The land to the south was rocky, green, hard: almost more like English moors except for the maiz y frijoles, platanos y San Juan Primavera growing.
Here in WW, it is harder for me to find space outside to be alone. Small town living has me feeling a bit stifled at times, though I love using my feet instead of car; the deciduous tree-lined streets block out my craving for open sky. In Santa Barbara, Honduras, the Upper Columbia, even San Francisco, I could always find the open and steep spaces to be alone. And sunsets from the Thames were so incredible the lack of ridges was almost forgivable.
The Blues are here, their lit snow-capped ridges, but I am not daily in them, the way my body needs mountains.

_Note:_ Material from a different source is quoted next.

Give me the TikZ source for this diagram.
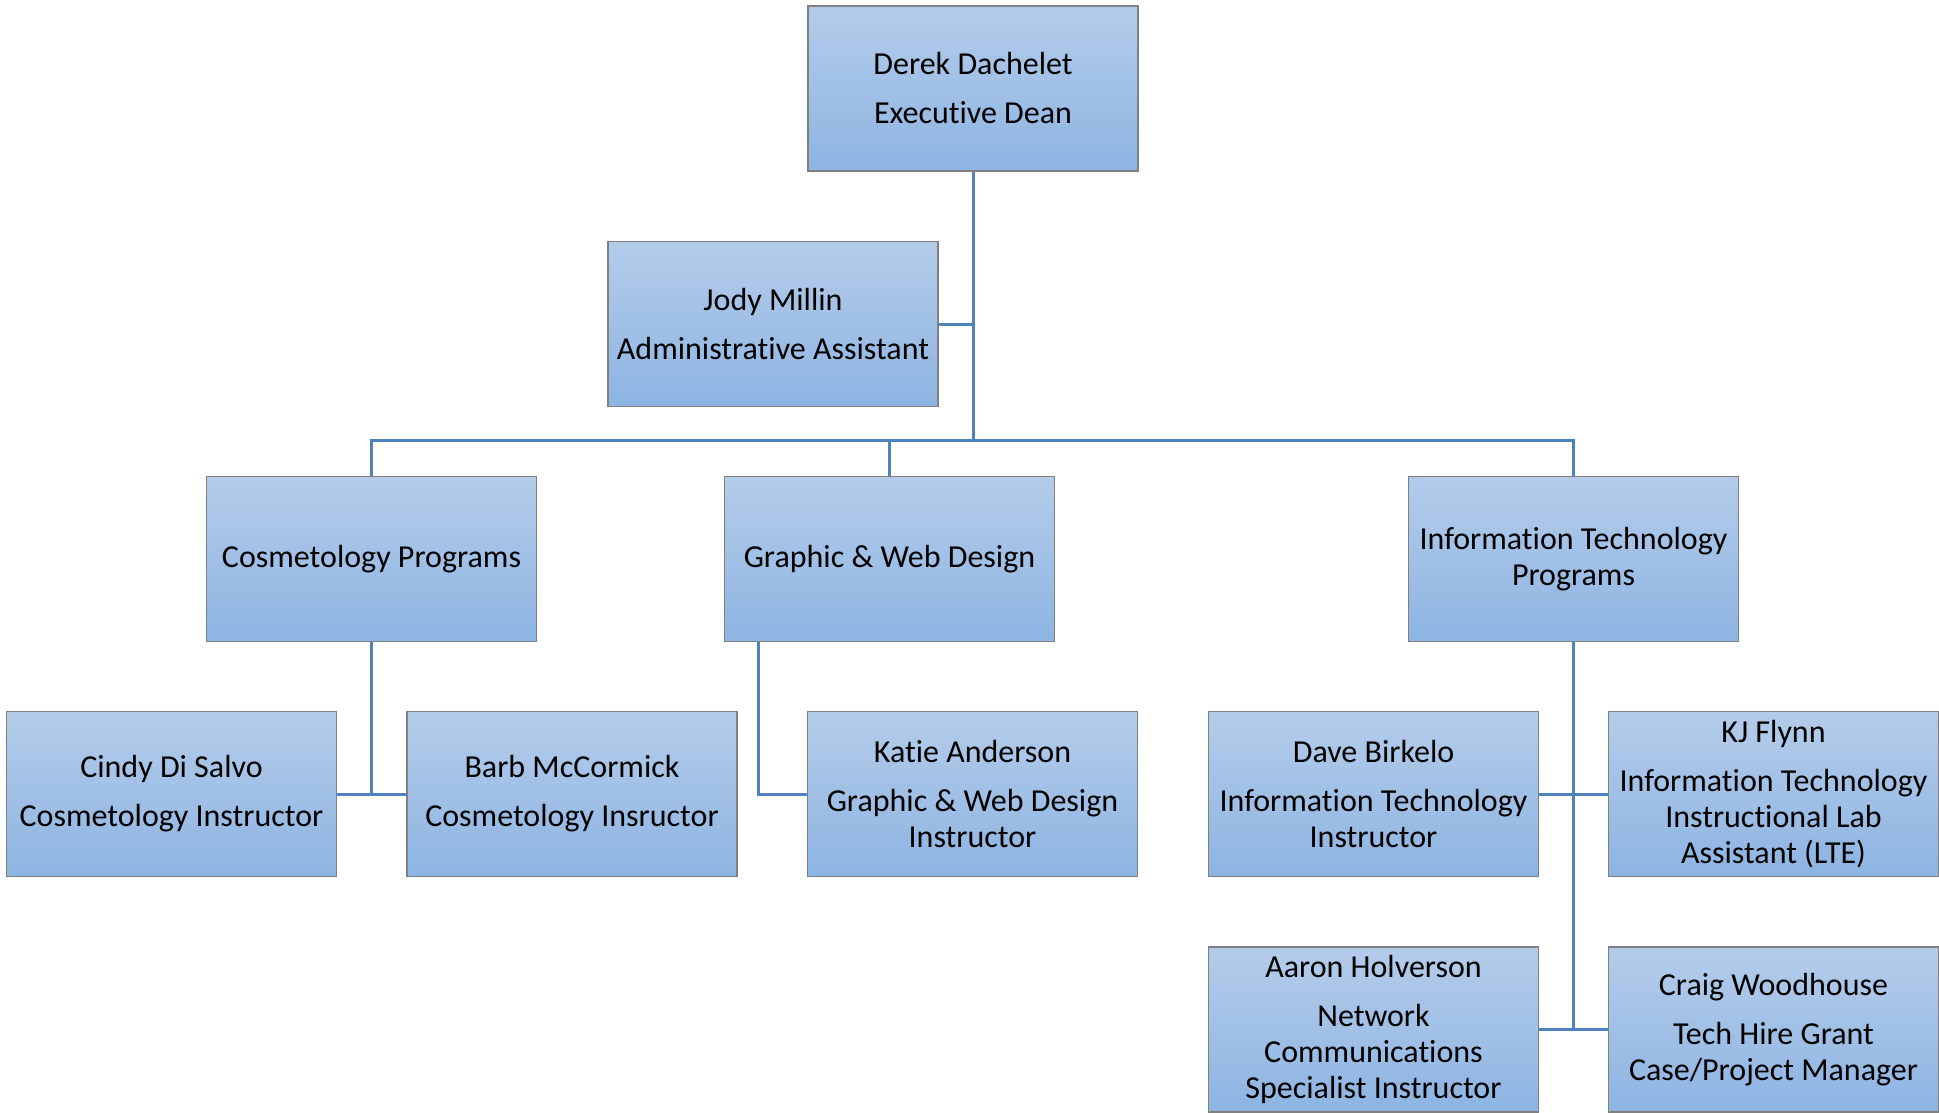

One day walking out on that gutted old road, we could smell rain in the air, hear far-off thunder. Storms move so much faster in my old village than any I've seen in the West. We pressed on, not wanting to sacrifice the walk. Soon the rain started, about 45 minutes walk from home, and we turned back, climbing the ruts in the road steep from where it dipped into valley.
Llueve became granizo, large stones pelting our bare arms and legs, and we turned our backs against the force of it and walked backwards for protection in the openness. Reaching the farthest house of the village, a relatively nice ranch owned by a family with a car, we turned in at their welcome, standing on the porch as rain poured and light faded from the sky, water funneling off our glistening skin.
The rain didn't let up, but was no longer hail. The wind blew. We thanked them and left, and while S. and L. walked in flip-flops, I ran the last thirty minutes home, pouring rain, rivers on the road, water above my ankles making currents across the dust. Lightning lighting up the west and the occasional villagers running past me the other direction, both of us laughing, buenas noches.
How I miss my village, that lonely and beautiful night, the sense of homeness I have found further south. And the mountains, the mountains! Their peaks filling my pupils, their precipitous earth under my feet.